Doch in Südtirol laufen die Uhren anders, vor allem wenn man ganz an der Spitze der Landespolitik steht. Dann kann man sich einfach auf das „Nichtwissen“ berufen und so tun, als wäre nichts gewesen.
Waltraud Deeg, Landesrätin für Soziales, Familie und Wohnbau hat 10 Jahre lang in ihrer offiziellen Vermögenserklärung eine Gesellschaftsbeteiligung unterschlagen. Jetzt hat sie zum ersten Mal seit ihrer Wahl in den Landtag diese Beteiligung angegeben.
Wie es aber dazu gekommen ist, klingt wie ein schlechter Witz.
 

Die Beteiligung

 
Ende der 1960er Jahre und Anfang der 1970er Jahre wird direkt über Steinhaus im Ahrntal das Skigebiet Klausberg errichtet. Dazu werden mehrere Lifte und Pisten erbaut, die zu Weihnachten 1971 in Betrieb gehen.
Besitzer und Träger ist die „Klausberg Seilbahn AG“. Das Unternehmen, im Februar 1970 gegründet, hat aktuell ein Gesellschaftskapital von 3.346.272 Euro und insgesamt 153 Aktionäre.
Es sind vor allem Klein- und Kleinstaktionäre. Die Gemeinde Ahrntal ist mit 8 Prozent der größte Aktionär der Klausberg Seilbahnen.
In der offiziellen Liste der Gesellschafter der „Klausberg Seilbahn AG“, die am 31. Dezember 2021 bei der Handelskammer Bozen hinterlegt wurde, findet sich auch eine „Geebert Deeg Waltraud“. Sie hält 24 Aktien mit einem Nominalwert von 619,68 Euro. Aus der Steuernummer (Geburtsjahr 1928) geht hervor, dass es sich bei der Aktionärin um die Mutter der amtierenden Landesrätin handelt.
 
 
 
Waltraud Gebert Deeg ist im Jänner 1988 verstorben. Ihre einzige Tochter Waltraud, damals noch nicht volljährig, wird zur Alleinerbin.
Die amtierende Landeshauptmannstellvertreterin ist damit seit 35 Jahren Aktionärin der Ahrntaler Skischaukel.
Nur wusste das anscheinend niemand.
 

Tote als Aktionäre

 
Als Salto.bz-Redakteurin Elisa Brunelli Mitte Jänner 2022 eine Geschichte über die geplante Erweiterung des Skigebietes Klausberg recherchiert, stößt sie in der offiziellen, in der Handelskammer hinterlegten Aktionärsliste nicht nur auf den Namen der vor 35 Jahren verstorbenen Waltraud Gebert Deeg.
Denn in dieser Geschichte gibt es eine ganze Reihe von mutmaßlichen Nachlässigkeiten.
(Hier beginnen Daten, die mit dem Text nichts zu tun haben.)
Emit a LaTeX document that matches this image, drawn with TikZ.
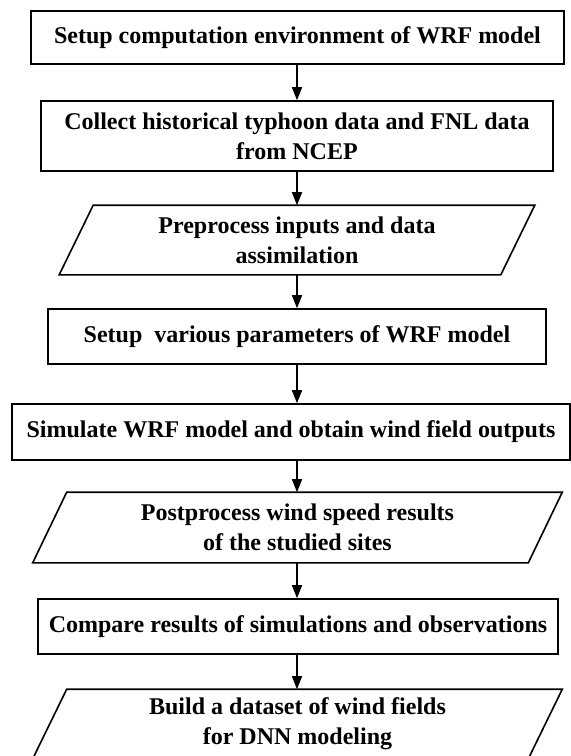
\documentclass[tikz,border=0pt]{standalone}
\usepackage{fontspec}
\setmainfont{Liberation Serif}
\usetikzlibrary{arrows.meta}

\begin{document}
\begin{tikzpicture}[x=0.5pt,y=-0.5pt,line width=0.8pt,>={Triangle[length=6.5pt,width=5pt]},
  font=\bfseries\fontsize{12}{15}\selectfont,
  proc/.style={draw,rectangle,align=center,inner sep=0pt},
  io/.style={rectangle,align=center,inner sep=0pt}]
\useasboundingbox (0,0) rectangle (571,756);
\node[proc,minimum width=266.5pt,minimum height=26.5pt] (s1) at (297.5,37.5) {Setup computation environment of WRF model};
\node[proc,minimum width=256pt,minimum height=35pt] (s2) at (297,136) {Collect historical typhoon data and FNL data\\from NCEP};
\node[io,minimum width=220pt,minimum height=34pt] (s3) at (297,240) {Preprocess inputs and data\\assimilation};
\node[proc,minimum width=249pt,minimum height=27.5pt] (s4) at (297,336.5) {Setup\ \ various parameters of WRF model};
\node[proc,minimum width=279pt,minimum height=28pt] (s5) at (291,432) {Simulate WRF model and obtain wind field outputs};
\node[io,minimum width=247pt,minimum height=34.5pt] (s6) at (297.5,527.5) {Postprocess wind speed results\\of the studied sites};
\node[proc,minimum width=260pt,minimum height=27.5pt] (s7) at (298,626.5) {Compare results of simulations and observations};
\node[io,minimum width=247pt,minimum height=34pt] (s8) at (297.5,724) {Build a dataset of wind fields\\for DNN modeling};
% slanted boxes
\foreach \n in {s3,s6,s8}{\draw ([xshift=8.5pt]\n.north west) -- ([xshift=8.5pt]\n.north east) -- ([xshift=-8.5pt]\n.south east) -- ([xshift=-8.5pt]\n.south west) -- cycle;};
\foreach \a/\b in {s1/s2,s2/s3,s3/s4,s4/s5,s5/s6,s6/s7,s7/s8}{\draw[->] (\a.south -| s3) -- (\b.north -| s3);};
\end{tikzpicture}
\end{document}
Dass eine Aktionärin 34 Jahre nach ihrem Tod im Gesellschafterbuch aufscheint, ist eine klare Verletzung der geltenden Gesetze. Seit langem hätte die Beteiligung auf Waltraud Deeg Junior überschrieben werden müssen. Dabei scheint das nicht die einzige Unregelmäßigkeit im Ahrntaler Seilbahnunternehmen zu sein. So scheint auch Georg Graf Enzenberg immer noch in der Aktionärsliste auf; er ist 2016 verstorben.
 
 
 
 
Weder der offizielle geschäftliche Vertreter der „Klausberg Seilbahn AG“, Herbert Steger, noch der Aufsichtsrat wollten damals dazu gegenüber Salto.bz Auskunft geben.
Salto konfrontierte selbstverständlich auch Waltraud Deeg mit diesen Fakten. Aber die Landeshauptmannstellvertreterin gab im Jänner 2022 an, von der Beteiligung an der Lift- und Skigebietsgesellschaft nichts zu wissen.
Bis heute wusste ich nichts davon“, reagierte Waltraud Deeg damals überrascht und auch durchaus belustigt. Die Landesrätin bedankte sich sogar bei der Salto-Journalistin für die Information.
 

Schlechte Ausrede

 
Doch die Erklärung von Waltraud Deeg - sie habe bis zum Anruf von Salto.bz nichts von dieser Beteiligung gewusst - dürfte auf tönernen Füßen stehen. Denn sämtliche Aktieninhaber müssen alljährlich zur Bilanzgenehmigung schriftlich eingeladen werden. Damit stellt sich die Frage, wohin die Einladungen und die amtlichen Schreiben für Waltraud Deeg in den vergangenen drei Jahrzehnten gegangen sind.
Dazu gab es in den vergangenen Jahrzehnten mehrere Neuwahlen des Verwaltungs- und Aufsichtsrates. Spätestens zu diesem Zeitpunkt wird man die Aktionäre anschreiben und einladen müssen. Die amtierende Landeshauptmannstellvertreterin hier einfach außen vor zu lassen und ihr die gesetzlich vorgesehenen Informationen nicht zuzuschicken, das dürften sich selbst die unerschrockenen „Tölderer“ nicht getrauen.
 
 
 
Der Verwaltungsrat der Klausberg AG scheint von den geltenden Gesetzen aber nicht viel zu halten. Nur so ist es zu erklären, dass die Unternehmensführung selbst nach den Salto-Recherchen so tut, als sei nicht passiert. Am 16. September 2022 hinterlegt die Aktiengesellschaft im Handelsregister das ajournierte Gesellschafterverzeichnis. Drei Aktionäre scheiden dabei aus und 12 neue Gesellschafter werden eingetragen.
Im Fall Deeg aber scheinen weder die Unternehmensführung noch der Aufsichtsrat Anstalten zu machen, die Besitzerverhältnisse der Landeshauptmannstellvertreterin richtig zu stellen. Denn auch 8 Monate nach dem Salto-Artikel wird 
Waltraud Gebert Deeg im offiziellen Gesellschafterverzeichnis noch als Aktionärin angeführt. Keine Spur vom Besitz ihrer Tochter und Landesrätin. Und das ist bis heute so.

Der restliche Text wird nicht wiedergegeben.